In der kürzlich publizierten „Düsseldorfer Brotstudie“ haben wir mit einem kontrollierten, randomisierten und doppelblinden Studienansatz zeigen können, dass der Austausch von einem Roggenmischbrot, das entgegen den Erwartungen eine erhebliche Insulinproduktion auslöst, durch ein „Low-Insulin-Brot“ zu einer mittleren Gewichtsabnahme von mehr als 2 kg führt (Nutrients 2023; 15: 1301).

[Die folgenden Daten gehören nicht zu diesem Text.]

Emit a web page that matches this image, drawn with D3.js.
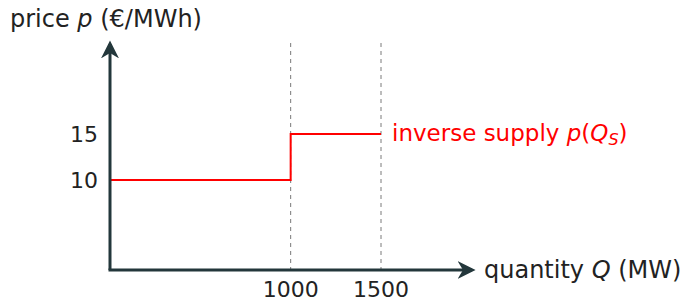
<!DOCTYPE html>
<html>
<head>
<meta charset="utf-8">
<script src="https://cdn.jsdelivr.net/npm/d3@7"></script>
<style>
  body { margin: 0; background: #fff; }
  text { font-family: 'DejaVu Sans', sans-serif; }
</style>
</head>
<body>
<div id="chart-area"></div>
<script>
// step supply curve: quantity breakpoints and price levels
const quantities = [0, 1000, 1500]
const prices = [10, 15]
const xTicks = [1000, 1500]
const yTicks = [10, 15]

const width = 684
const height = 301
const origin = { x: 110, y: 270 }
const axisColor = '#23373b'

const svg = d3.select('#chart-area')
  .append('svg')
    .attr('width', width)
    .attr('height', height)

const scaleX = d3.scaleLinear()
  .domain([0, 1500])
  .range([origin.x, 381])

const scaleY = d3.scaleLinear()
  .domain([0, 15])
  .range([origin.y + 2, 134])

const defs = svg.append('defs')
defs.append('marker')
  .attr('id', 'arrow')
  .attr('viewBox', '0 0 10 10')
  .attr('refX', 8)
  .attr('refY', 5)
  .attr('markerWidth', 6)
  .attr('markerHeight', 6)
  .attr('markerUnits', 'strokeWidth')
  .attr('orient', 'auto')
  .append('path')
    .attr('d', 'M0,0 L10,5 L0,10 L3,5 Z')
    .attr('fill', axisColor)

// dashed guides
svg.selectAll('.guide').data(xTicks).enter()
  .append('line')
    .attr('class', 'guide')
    .attr('x1', d => scaleX(d))
    .attr('x2', d => scaleX(d))
    .attr('y1', 43)
    .attr('y2', origin.y)
    .attr('stroke', '#7a7a7a')
    .attr('stroke-width', 1)
    .attr('stroke-dasharray', '4,4')

// supply step line
const steps = []
prices.forEach((p, i) => {
  steps.push([quantities[i], p])
  steps.push([quantities[i + 1], p])
})
svg.append('path')
  .datum(steps)
  .attr('fill', 'none')
  .attr('stroke', '#ff0000')
  .attr('stroke-width', 2)
  .attr('d', d3.line().x(d => scaleX(d[0])).y(d => scaleY(d[1])))

// axes with arrows
svg.append('line')
  .attr('x1', origin.x).attr('y1', origin.y)
  .attr('x2', origin.x).attr('y2', 44)
  .attr('stroke', axisColor)
  .attr('stroke-width', 3)
  .attr('marker-end', 'url(#arrow)')

svg.append('line')
  .attr('x1', origin.x - 1.5).attr('y1', origin.y)
  .attr('x2', 472).attr('y2', origin.y)
  .attr('stroke', axisColor)
  .attr('stroke-width', 3)
  .attr('marker-end', 'url(#arrow)')

// tick labels
svg.selectAll('.ytick').data(yTicks).enter()
  .append('text')
    .attr('class', 'ytick')
    .attr('x', 98)
    .attr('y', d => scaleY(d) + 8)
    .attr('text-anchor', 'end')
    .attr('font-size', 22)
    .attr('fill', '#222')
    .text(d => d)

svg.selectAll('.xtick').data(xTicks).enter()
  .append('text')
    .attr('class', 'xtick')
    .attr('x', d => scaleX(d))
    .attr('y', 297)
    .attr('text-anchor', 'middle')
    .attr('font-size', 22)
    .attr('fill', '#222')
    .text(d => d)

// axis titles
const yTitle = svg.append('text')
  .attr('x', 10)
  .attr('y', 27)
  .attr('font-size', 24)
  .attr('fill', '#222')
yTitle.append('tspan').text('price ')
yTitle.append('tspan').attr('font-style', 'italic').text('p')
yTitle.append('tspan').text(' (€/MWh)')

const xTitle = svg.append('text')
  .attr('x', 484)
  .attr('y', 278)
  .attr('font-size', 24)
  .attr('fill', '#222')
xTitle.append('tspan').text('quantity ')
xTitle.append('tspan').attr('font-style', 'italic').text('Q')
xTitle.append('tspan').text(' (MW)')

// series label
const label = svg.append('text')
  .attr('x', 392)
  .attr('y', 141)
  .attr('font-size', 23)
  .attr('fill', '#ff0000')
label.append('tspan').text('inverse supply ')
label.append('tspan').attr('font-style', 'italic').text('p')
label.append('tspan').text('(')
label.append('tspan').attr('font-style', 'italic').text('Q')
label.append('tspan').attr('font-style', 'italic').attr('font-size', 16).attr('dy', 4).text('S')
label.append('tspan').attr('dy', -4).text(')')
</script>
</body>
</html>
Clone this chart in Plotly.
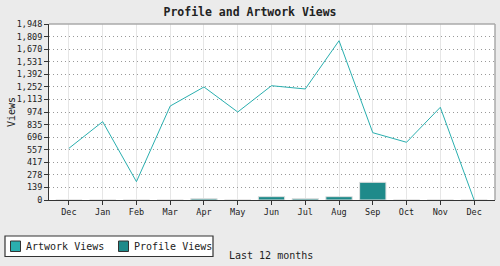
import plotly.graph_objects as go

months = ["Dec", "Jan", "Feb", "Mar", "Apr", "May", "Jun", "Jul", "Aug", "Sep", "Oct", "Nov", "Dec"]
artwork_views = [572, 867, 203, 1040, 1251, 974, 1265, 1229, 1763, 745, 639, 1026, 0]
profile_views = [0, 0, 0, 0, 15, 0, 37, 15, 37, 196, 0, 0, 0]
y_ticks = [0, 139, 278, 417, 557, 696, 835, 974, 1113, 1252, 1392, 1531, 1670, 1809, 1948]
y_tick_labels = ["{:,}".format(v) for v in y_ticks]
series_names = ["Artwork Views", "Profile Views"]

FONT = "DejaVu Sans Mono"
LINE_C = "#2aafaf"
BAR_C = "#1e8a8a"
W, H = 500, 266

idx = list(range(len(months)))

fig = go.Figure()
fig.add_trace(go.Scatter(x=idx, y=artwork_views, mode="lines", name=series_names[0],
                         line=dict(color=LINE_C, width=1)))
fig.add_trace(go.Bar(x=idx, y=profile_views, name=series_names[1], width=0.78,
                     marker=dict(color=BAR_C, line=dict(color="#e0e0e0", width=1))))

fig.update_layout(
    width=W, height=H,
    margin=dict(l=49, r=5, t=24, b=66),
    paper_bgcolor="#ebebeb", plot_bgcolor="white",
    font=dict(family=FONT, size=9, color="#222"),
    showlegend=False,
    title=dict(text="<b>Profile and Artwork Views</b>", x=0.5, xanchor="center",
               y=1 - 12 / H, yanchor="middle", font=dict(family=FONT, size=11.5, color="#222")),
    barmode="overlay",
)
fig.update_xaxes(range=[-0.59, 12.62], tickmode="array", tickvals=idx, ticktext=months,
                 showgrid=True, gridcolor="#e6e6e6", gridwidth=1,
                 showline=True, linecolor="#333", linewidth=1,
                 ticks="outside", ticklen=4, tickcolor="#333",
                 tickfont=dict(family=FONT, size=8.5, color="#222"), zeroline=False)
fig.update_yaxes(range=[0, 1948], tickmode="array", tickvals=y_ticks, ticktext=y_tick_labels,
                 showgrid=True, gridcolor="#999", griddash="1px,3px", gridwidth=1,
                 showline=True, linecolor="#333", linewidth=1,
                 ticks="outside", ticklen=4, tickcolor="#333",
                 tickfont=dict(family=FONT, size=8.5, color="#222"), zeroline=False)

# top and right frame
fig.add_shape(type="line", xref="paper", yref="paper", x0=0, x1=1, y0=1, y1=1,
              line=dict(color="#aaa", width=1.5))
fig.add_shape(type="line", xref="paper", yref="paper", x0=1, x1=1, y0=0, y1=1,
              line=dict(color="#aaa", width=1.5))

# legend box (placed in pixel positions converted to paper coords)
fig.add_shape(type="rect", xref="paper", yref="paper",
              x0=(5 - 49) / 446, x1=(213 - 49) / 446,
              y0=1 - (236 - 24) / 176, y1=1 - (256.5 - 24) / 176,
              fillcolor="white", line=dict(color="#333", width=1.2))
legend_items = [(series_names[0], LINE_C, 10.5, 24), (series_names[1], BAR_C, 118.5, 132)]
for name, col, sx, tx in legend_items:
    fig.add_shape(type="rect", xref="paper", yref="paper",
                  x0=(sx - 49) / 446, x1=(sx + 10 - 49) / 446,
                  y0=1 - (241 - 24) / 176, y1=1 - (251.5 - 24) / 176,
                  fillcolor=col, line=dict(color="#333", width=1))
    fig.add_annotation(text=name, xref="paper", yref="paper", x=(tx - 49) / 446,
                       y=1 - (246.3 - 24) / 176, showarrow=False, xanchor="left", yanchor="middle",
                       font=dict(family=FONT, size=10, color="#222"))

fig.add_annotation(text="Views", xref="paper", yref="paper", x=(11 - 49) / 446, y=0.5,
                   textangle=-90, showarrow=False, xanchor="center", yanchor="middle",
                   font=dict(family=FONT, size=10, color="#222"))
fig.add_annotation(text="Last 12 months", xref="paper", yref="paper", x=(271 - 49) / 446,
                   y=1 - (255 - 24) / 176, showarrow=False, xanchor="center", yanchor="middle",
                   font=dict(family=FONT, size=10, color="#222"))

fig.write_html("out.html")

Ein umfassendes Programm, bei dem die Teilnehmer in verschiedenen Schulungen mit der „Low-Insulin-Ernährung“ vertraut gemacht wurden, hat zu einer Gewichtsabnahme im Mittel zwischen 8–10 kg nach einem Jahr geführt (Nutrients 2020; 12: 3004).
Mit Low-Insulin-Programm erfolgreich bei Behandlung des T2D
Der Versuch, das Programm durch eine Zertifizierung durch die Zentralstelle der Krankenkassen auch einer breiten Bevölkerungsgruppe zugänglich zu machen, ist kläglich gescheitert. Obwohl wir auch hier eine randomisierte kontrollierte Studie vorlegen konnten, wurde es abgelehnt: Wir hätten in dem Programm keinen Low-Fat-Ansatz genutzt und zusätzlich in den ersten Wochen ein Formuladiät-Programm verwendet; beides entspricht nicht den Vorgaben der Krankenkasse! Forschung und Wissenschaft scheinen bei den Krankenkassen anscheinend keine Rolle zu spielen!
Auch sei erwähnt, dass wir in Düsseldorf mit dem Low-Insulin-Programm auch sehr erfolgreich bei der Behandlung des T2D sind: Im letzten Jahr habe ich bei mehr Patienten mit T2D häufiger Insulin absetzen als ansetzen können. Auch das haben wir mit einer randomisierten kontrollierten Studie nachweisen können (Diabetes Care 2017; 40: 863-71).
Das ist natürlich auch nicht im Sinne der Krankenkassen, bei denen die Ausgleichzahlungen aus dem Morbi-RSA in Höhe von 2.240 Euro für die Insulintherapie entfallen. Dies zeigt, dass nicht nur die Lebensmittel- oder Pharmaindustrie von Adipositas profitieren. Adipositas ist halt ein großes Geschäft.
Einladung zu einer Fortbildung
Da wir uns bei den Dreharbeiten zu unserer „gemeinsamen Sendung“ nicht haben kennenlernen können, möchte ich Sie beide gerne zusammen in das Westdeutsche Diabetes- und Gesundheitszentrum zu einer Fortbildung einladen. Sicher stellen Lutz van der Horst und Fabian Köster ihre Glukoseverläufe für gemeinsame Detailanalysen zur Verfügung.
Auch würde ich Ihnen die zuvor erwähnten Studien im Detail vorstellen und würde mich freuen, wenn es uns zusammen gelingen könnte, Betroffenen auch neue und wissenschaftlich bewiesene Möglichkeiten zu geben, das Gewicht zu reduzieren und sich vor Erkrankungen zu schützen oder diese zu bekämpfen.